Request.
Return every line below as is, leaving out the pictures.

Dataset excerpt.
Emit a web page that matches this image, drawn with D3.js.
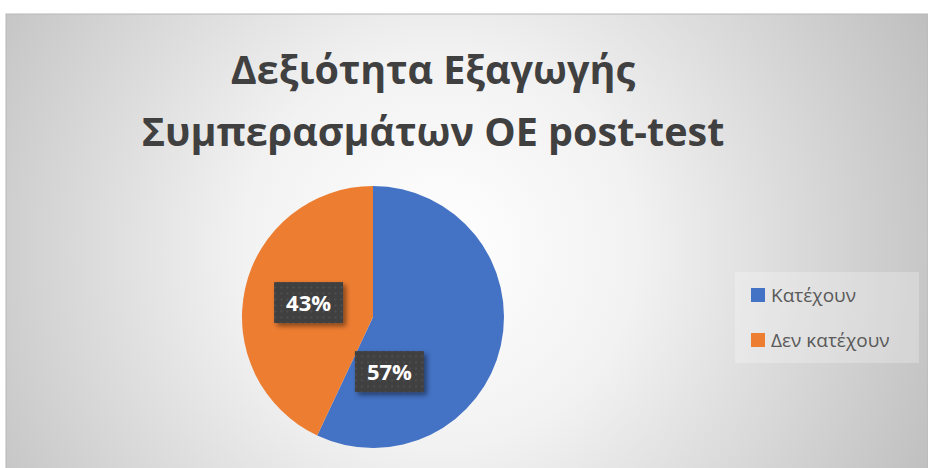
<!DOCTYPE html>
<html>
<head>
<meta charset="utf-8">
<script src="https://cdnjs.cloudflare.com/ajax/libs/d3/7.8.5/d3.min.js"></script>
<style>
  body { margin: 0; background: #fff; }
  svg { display: block; }
</style>
</head>
<body>
<script>
var titleLines = ["Δεξιότητα Εξαγωγής", "Συμπερασμάτων ΟΕ post-test"];
var categories = ["Κατέχουν", "Δεν κατέχουν"];
var values = [57, 43];
var colors = ["#4472C4", "#ED7D31"];

var width = 928, height = 468;
var frame = {x: 6, y: 14, w: 922, h: 470};

var svg = d3.select("body").append("svg")
    .attr("width", width)
    .attr("height", height);

var defs = svg.append("defs");

var grad = defs.append("radialGradient")
    .attr("id", "bg")
    .attr("gradientUnits", "userSpaceOnUse")
    .attr("cx", 440).attr("cy", 250).attr("r", 560);
grad.append("stop").attr("offset", "0%").attr("stop-color", "#ffffff");
grad.append("stop").attr("offset", "35%").attr("stop-color", "#f2f2f2");
grad.append("stop").attr("offset", "100%").attr("stop-color", "#bcbcbc");

var pat = defs.append("pattern")
    .attr("id", "dots")
    .attr("patternUnits", "userSpaceOnUse")
    .attr("width", 6).attr("height", 6);
pat.append("rect").attr("width", 6).attr("height", 6).attr("fill", "#3f3f3f");
pat.append("rect").attr("x", 2).attr("y", 2).attr("width", 1.5).attr("height", 1.5).attr("fill", "#5a5a5a");

var shadow = defs.append("filter").attr("id", "shadow")
    .attr("x", "-20%").attr("y", "-20%").attr("width", "150%").attr("height", "160%");
shadow.append("feDropShadow")
    .attr("dx", 3).attr("dy", 3).attr("stdDeviation", 2.5)
    .attr("flood-color", "#000").attr("flood-opacity", 0.45);

// background
svg.append("rect")
    .attr("x", frame.x).attr("y", frame.y)
    .attr("width", frame.w).attr("height", frame.h)
    .attr("fill", "url(#bg)")
    .attr("stroke", "#b8b8b8")
    .attr("stroke-width", 1);

// title
svg.append("text")
    .attr("text-anchor", "middle")
    .attr("font-family", "'Open Sans', sans-serif")
    .attr("font-weight", "bold")
    .attr("font-size", 39.5)
    .attr("fill", "#404040")
  .selectAll("tspan")
    .data(titleLines)
    .enter().append("tspan")
    .attr("x", 433)
    .attr("y", function(d, i) { return 84 + i * 62; })
    .text(function(d) { return d; });

// pie
var cx = 373, cy = 317, r = 131;
var pie = d3.pie().sort(null).value(function(d) { return d; });
var arc = d3.arc().innerRadius(0).outerRadius(r);
var arcs = pie(values);

var g = svg.append("g").attr("transform", "translate(" + cx + "," + cy + ")");

g.selectAll("path")
    .data(arcs)
    .enter().append("path")
    .attr("d", arc)
    .attr("fill", function(d, i) { return colors[i]; });

// label positions (angle in radians from top, distance from centre)
var labelAngle = [2.85, null];
var labelDist = [57, 66];
var total = d3.sum(values);

var labels = g.selectAll("g.lbl")
    .data(arcs)
    .enter().append("g")
    .attr("class", "lbl")
    .attr("transform", function(d, i) {
      var a = labelAngle[i] != null ? labelAngle[i] : (d.startAngle + d.endAngle) / 2;
      var x = Math.sin(a) * labelDist[i], y = -Math.cos(a) * labelDist[i];
      return "translate(" + x + "," + y + ")";
    });

labels.append("rect")
    .attr("x", -34.5).attr("y", -20.5)
    .attr("width", 69).attr("height", 41)
    .attr("fill", "url(#dots)")
    .attr("filter", "url(#shadow)");

labels.append("text")
    .attr("text-anchor", "middle")
    .attr("dy", "0.36em")
    .attr("font-family", "'Open Sans', sans-serif")
    .attr("font-weight", "bold")
    .attr("font-size", 22)
    .attr("fill", "#ffffff")
    .text(function(d) { return Math.round(d.data / total * 100) + "%"; });

// legend
var legend = svg.append("g");
legend.append("rect")
    .attr("x", 735).attr("y", 272)
    .attr("width", 184).attr("height", 91)
    .attr("fill", "#ffffff")
    .attr("opacity", 0.25);

var item = legend.selectAll("g.item")
    .data(categories)
    .enter().append("g")
    .attr("class", "item")
    .attr("transform", function(d, i) { return "translate(751," + (288 + i * 45) + ")"; });

item.append("rect")
    .attr("width", 14).attr("height", 14)
    .attr("fill", function(d, i) { return colors[i]; });

item.append("text")
    .attr("x", 20).attr("y", 7)
    .attr("dy", "0.36em")
    .attr("font-family", "'Open Sans', sans-serif")
    .attr("font-size", 19)
    .attr("fill", "#595959")
    .text(function(d) { return d; });
</script>
</body>
</html>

Final result.
Emit a web page that matches this image, drawn with D3.js.
<!DOCTYPE html>
<html>
<head>
<meta charset="utf-8">
<script src="https://cdnjs.cloudflare.com/ajax/libs/d3/7.8.5/d3.min.js"></script>
<style>
  body { margin: 0; background: #fff; }
  svg { display: block; }
</style>
</head>
<body>
<script>
var titleLines = ["Δεξιότητα Εξαγωγής", "Συμπερασμάτων ΟΕ post-test"];
var categories = ["Κατέχουν", "Δεν κατέχουν"];
var values = [57, 43];
var colors = ["#4472C4", "#ED7D31"];

var width = 928, height = 468;
var frame = {x: 6, y: 14, w: 922, h: 470};

var svg = d3.select("body").append("svg")
    .attr("width", width)
    .attr("height", height);

var defs = svg.append("defs");

var grad = defs.append("radialGradient")
    .attr("id", "bg")
    .attr("gradientUnits", "userSpaceOnUse")
    .attr("cx", 440).attr("cy", 250).attr("r", 560);
grad.append("stop").attr("offset", "0%").attr("stop-color", "#ffffff");
grad.append("stop").attr("offset", "35%").attr("stop-color", "#f2f2f2");
grad.append("stop").attr("offset", "100%").attr("stop-color", "#bcbcbc");

var pat = defs.append("pattern")
    .attr("id", "dots")
    .attr("patternUnits", "userSpaceOnUse")
    .attr("width", 6).attr("height", 6);
pat.append("rect").attr("width", 6).attr("height", 6).attr("fill", "#3f3f3f");
pat.append("rect").attr("x", 2).attr("y", 2).attr("width", 1.5).attr("height", 1.5).attr("fill", "#5a5a5a");

var shadow = defs.append("filter").attr("id", "shadow")
    .attr("x", "-20%").attr("y", "-20%").attr("width", "150%").attr("height", "160%");
shadow.append("feDropShadow")
    .attr("dx", 3).attr("dy", 3).attr("stdDeviation", 2.5)
    .attr("flood-color", "#000").attr("flood-opacity", 0.45);

// background
svg.append("rect")
    .attr("x", frame.x).attr("y", frame.y)
    .attr("width", frame.w).attr("height", frame.h)
    .attr("fill", "url(#bg)")
    .attr("stroke", "#b8b8b8")
    .attr("stroke-width", 1);

// title
svg.append("text")
    .attr("text-anchor", "middle")
    .attr("font-family", "'Open Sans', sans-serif")
    .attr("font-weight", "bold")
    .attr("font-size", 39.5)
    .attr("fill", "#404040")
  .selectAll("tspan")
    .data(titleLines)
    .enter().append("tspan")
    .attr("x", 433)
    .attr("y", function(d, i) { return 84 + i * 62; })
    .text(function(d) { return d; });

// pie
var cx = 373, cy = 317, r = 131;
var pie = d3.pie().sort(null).value(function(d) { return d; });
var arc = d3.arc().innerRadius(0).outerRadius(r);
var arcs = pie(values);

var g = svg.append("g").attr("transform", "translate(" + cx + "," + cy + ")");

g.selectAll("path")
    .data(arcs)
    .enter().append("path")
    .attr("d", arc)
    .attr("fill", function(d, i) { return colors[i]; });

// label positions (angle in radians from top, distance from centre)
var labelAngle = [2.85, null];
var labelDist = [57, 66];
var total = d3.sum(values);

var labels = g.selectAll("g.lbl")
    .data(arcs)
    .enter().append("g")
    .attr("class", "lbl")
    .attr("transform", function(d, i) {
      var a = labelAngle[i] != null ? labelAngle[i] : (d.startAngle + d.endAngle) / 2;
      var x = Math.sin(a) * labelDist[i], y = -Math.cos(a) * labelDist[i];
      return "translate(" + x + "," + y + ")";
    });

labels.append("rect")
    .attr("x", -34.5).attr("y", -20.5)
    .attr("width", 69).attr("height", 41)
    .attr("fill", "url(#dots)")
    .attr("filter", "url(#shadow)");

labels.append("text")
    .attr("text-anchor", "middle")
    .attr("dy", "0.36em")
    .attr("font-family", "'Open Sans', sans-serif")
    .attr("font-weight", "bold")
    .attr("font-size", 22)
    .attr("fill", "#ffffff")
    .text(function(d) { return Math.round(d.data / total * 100) + "%"; });

// legend
var legend = svg.append("g");
legend.append("rect")
    .attr("x", 735).attr("y", 272)
    .attr("width", 184).attr("height", 91)
    .attr("fill", "#ffffff")
    .attr("opacity", 0.25);

var item = legend.selectAll("g.item")
    .data(categories)
    .enter().append("g")
    .attr("class", "item")
    .attr("transform", function(d, i) { return "translate(751," + (288 + i * 45) + ")"; });

item.append("rect")
    .attr("width", 14).attr("height", 14)
    .attr("fill", function(d, i) { return colors[i]; });

item.append("text")
    .attr("x", 20).attr("y", 7)
    .attr("dy", "0.36em")
    .attr("font-family", "'Open Sans', sans-serif")
    .attr("font-size", 19)
    .attr("fill", "#595959")
    .text(function(d) { return d; });
</script>
</body>
</html>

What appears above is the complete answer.